■ GOAL OF THE EXERCISE ■
Below is a listing; write it out exactly and drop any images from it.

■ DATASET EXTRACT ■

******************************

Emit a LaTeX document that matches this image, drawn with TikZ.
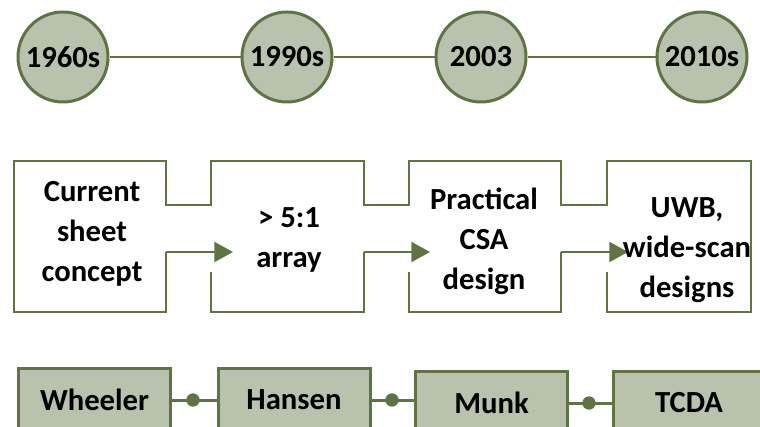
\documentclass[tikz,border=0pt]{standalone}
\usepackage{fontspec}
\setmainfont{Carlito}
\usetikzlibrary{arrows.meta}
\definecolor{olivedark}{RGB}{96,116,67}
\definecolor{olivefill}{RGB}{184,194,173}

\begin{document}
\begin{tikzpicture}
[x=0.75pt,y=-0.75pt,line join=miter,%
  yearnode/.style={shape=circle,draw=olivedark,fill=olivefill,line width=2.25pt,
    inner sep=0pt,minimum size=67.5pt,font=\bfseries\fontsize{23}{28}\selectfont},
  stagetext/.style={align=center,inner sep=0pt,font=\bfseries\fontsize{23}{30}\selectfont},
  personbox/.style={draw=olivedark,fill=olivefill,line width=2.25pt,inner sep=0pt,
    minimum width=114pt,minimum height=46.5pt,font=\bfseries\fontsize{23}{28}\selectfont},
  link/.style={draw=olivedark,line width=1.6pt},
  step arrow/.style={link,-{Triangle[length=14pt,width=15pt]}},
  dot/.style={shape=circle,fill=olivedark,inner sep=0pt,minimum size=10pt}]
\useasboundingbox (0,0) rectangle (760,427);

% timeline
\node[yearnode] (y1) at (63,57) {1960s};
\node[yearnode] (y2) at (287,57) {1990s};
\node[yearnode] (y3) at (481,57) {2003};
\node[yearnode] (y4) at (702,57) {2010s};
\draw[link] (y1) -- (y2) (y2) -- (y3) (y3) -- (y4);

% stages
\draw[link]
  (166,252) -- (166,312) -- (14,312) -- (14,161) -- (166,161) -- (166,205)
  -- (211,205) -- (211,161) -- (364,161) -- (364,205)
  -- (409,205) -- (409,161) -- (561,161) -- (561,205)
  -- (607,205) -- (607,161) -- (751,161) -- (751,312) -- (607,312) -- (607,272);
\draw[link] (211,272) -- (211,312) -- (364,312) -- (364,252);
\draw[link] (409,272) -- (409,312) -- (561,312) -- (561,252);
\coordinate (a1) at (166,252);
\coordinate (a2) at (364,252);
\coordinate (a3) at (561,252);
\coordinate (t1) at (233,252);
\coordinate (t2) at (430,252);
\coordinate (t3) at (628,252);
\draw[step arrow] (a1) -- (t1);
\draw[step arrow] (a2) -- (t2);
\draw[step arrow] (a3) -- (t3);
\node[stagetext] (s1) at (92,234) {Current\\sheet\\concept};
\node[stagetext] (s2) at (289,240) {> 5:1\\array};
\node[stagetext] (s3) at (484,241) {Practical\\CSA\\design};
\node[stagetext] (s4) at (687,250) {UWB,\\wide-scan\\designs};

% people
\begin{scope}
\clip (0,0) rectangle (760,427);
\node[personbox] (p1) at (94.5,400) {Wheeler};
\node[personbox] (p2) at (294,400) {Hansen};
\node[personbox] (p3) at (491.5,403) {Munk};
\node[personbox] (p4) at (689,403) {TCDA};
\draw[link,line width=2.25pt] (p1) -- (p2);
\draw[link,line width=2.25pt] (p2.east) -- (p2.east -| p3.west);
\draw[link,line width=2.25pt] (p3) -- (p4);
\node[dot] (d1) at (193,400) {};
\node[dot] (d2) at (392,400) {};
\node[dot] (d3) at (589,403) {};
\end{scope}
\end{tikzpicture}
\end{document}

******************************

■ TASK SOLUTION ■
Emit a LaTeX document that matches this image, drawn with TikZ.
\documentclass[tikz,border=0pt]{standalone}
\usepackage{fontspec}
\setmainfont{Carlito}
\usetikzlibrary{arrows.meta}
\definecolor{olivedark}{RGB}{96,116,67}
\definecolor{olivefill}{RGB}{184,194,173}

\begin{document}
\begin{tikzpicture}
[x=0.75pt,y=-0.75pt,line join=miter,%
  yearnode/.style={shape=circle,draw=olivedark,fill=olivefill,line width=2.25pt,
    inner sep=0pt,minimum size=67.5pt,font=\bfseries\fontsize{23}{28}\selectfont},
  stagetext/.style={align=center,inner sep=0pt,font=\bfseries\fontsize{23}{30}\selectfont},
  personbox/.style={draw=olivedark,fill=olivefill,line width=2.25pt,inner sep=0pt,
    minimum width=114pt,minimum height=46.5pt,font=\bfseries\fontsize{23}{28}\selectfont},
  link/.style={draw=olivedark,line width=1.6pt},
  step arrow/.style={link,-{Triangle[length=14pt,width=15pt]}},
  dot/.style={shape=circle,fill=olivedark,inner sep=0pt,minimum size=10pt}]
\useasboundingbox (0,0) rectangle (760,427);

% timeline
\node[yearnode] (y1) at (63,57) {1960s};
\node[yearnode] (y2) at (287,57) {1990s};
\node[yearnode] (y3) at (481,57) {2003};
\node[yearnode] (y4) at (702,57) {2010s};
\draw[link] (y1) -- (y2) (y2) -- (y3) (y3) -- (y4);

% stages
\draw[link]
  (166,252) -- (166,312) -- (14,312) -- (14,161) -- (166,161) -- (166,205)
  -- (211,205) -- (211,161) -- (364,161) -- (364,205)
  -- (409,205) -- (409,161) -- (561,161) -- (561,205)
  -- (607,205) -- (607,161) -- (751,161) -- (751,312) -- (607,312) -- (607,272);
\draw[link] (211,272) -- (211,312) -- (364,312) -- (364,252);
\draw[link] (409,272) -- (409,312) -- (561,312) -- (561,252);
\coordinate (a1) at (166,252);
\coordinate (a2) at (364,252);
\coordinate (a3) at (561,252);
\coordinate (t1) at (233,252);
\coordinate (t2) at (430,252);
\coordinate (t3) at (628,252);
\draw[step arrow] (a1) -- (t1);
\draw[step arrow] (a2) -- (t2);
\draw[step arrow] (a3) -- (t3);
\node[stagetext] (s1) at (92,234) {Current\\sheet\\concept};
\node[stagetext] (s2) at (289,240) {> 5:1\\array};
\node[stagetext] (s3) at (484,241) {Practical\\CSA\\design};
\node[stagetext] (s4) at (687,250) {UWB,\\wide-scan\\designs};

% people
\begin{scope}
\clip (0,0) rectangle (760,427);
\node[personbox] (p1) at (94.5,400) {Wheeler};
\node[personbox] (p2) at (294,400) {Hansen};
\node[personbox] (p3) at (491.5,403) {Munk};
\node[personbox] (p4) at (689,403) {TCDA};
\draw[link,line width=2.25pt] (p1) -- (p2);
\draw[link,line width=2.25pt] (p2.east) -- (p2.east -| p3.west);
\draw[link,line width=2.25pt] (p3) -- (p4);
\node[dot] (d1) at (193,400) {};
\node[dot] (d2) at (392,400) {};
\node[dot] (d3) at (589,403) {};
\end{scope}
\end{tikzpicture}
\end{document}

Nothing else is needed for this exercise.